La propriété intellectuelle peut être perçue comme une forme de protection et un moyen de conserver de la valeur pour ces communautés. Or, de nombreuses pratiques communautaires sont transmises d’une génération à l’autre; elles n’appartiennent pas à un individu donné mais font partie de croyances et de traditions communes. Comme la propriété intellectuelle est traditionnellement considérée comme un moyen de protéger et de récompenser les créations d’un individu, elle n’est pas adaptée en la matière.
Tandis que l’économie mondiale s’apprête à reprendre son souffle et que les futurs entrepreneurs se préparent à entrer dans la vie professionnelle, il est essentiel qu’ils aient conscience du rôle essentiel que peut jouer la propriété intellectuelle dans leurs projets. L’enseignement de la propriété intellectuelle ne prétend pas à avoir réponse à tout. Il vise à encourager la nouvelle génération à aller de l’avant, à prendre conscience de la valeur de sa créativité, à s’appuyer sur son sens critique et à faire valoir ses positions pour prendre des décisions qui ne seront pas toujours rentables mais qui auront un impact positif à plus long terme.

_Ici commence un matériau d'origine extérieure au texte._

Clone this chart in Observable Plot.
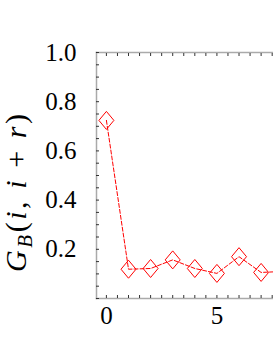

Comme l’admet Joao, “en réalité, je mesure la réussite de mon entreprise avant tout à l’aune de son impact social et environnemental, et j’en fais une priorité, même si ce n’est pas toujours synonyme de rentabilité. Je pense que l’avenir de la mode réside dans le respect, aussi bien envers l’humain qu’envers la planète, et que s’inscrire dans une démarche durable est absolument indispensable”.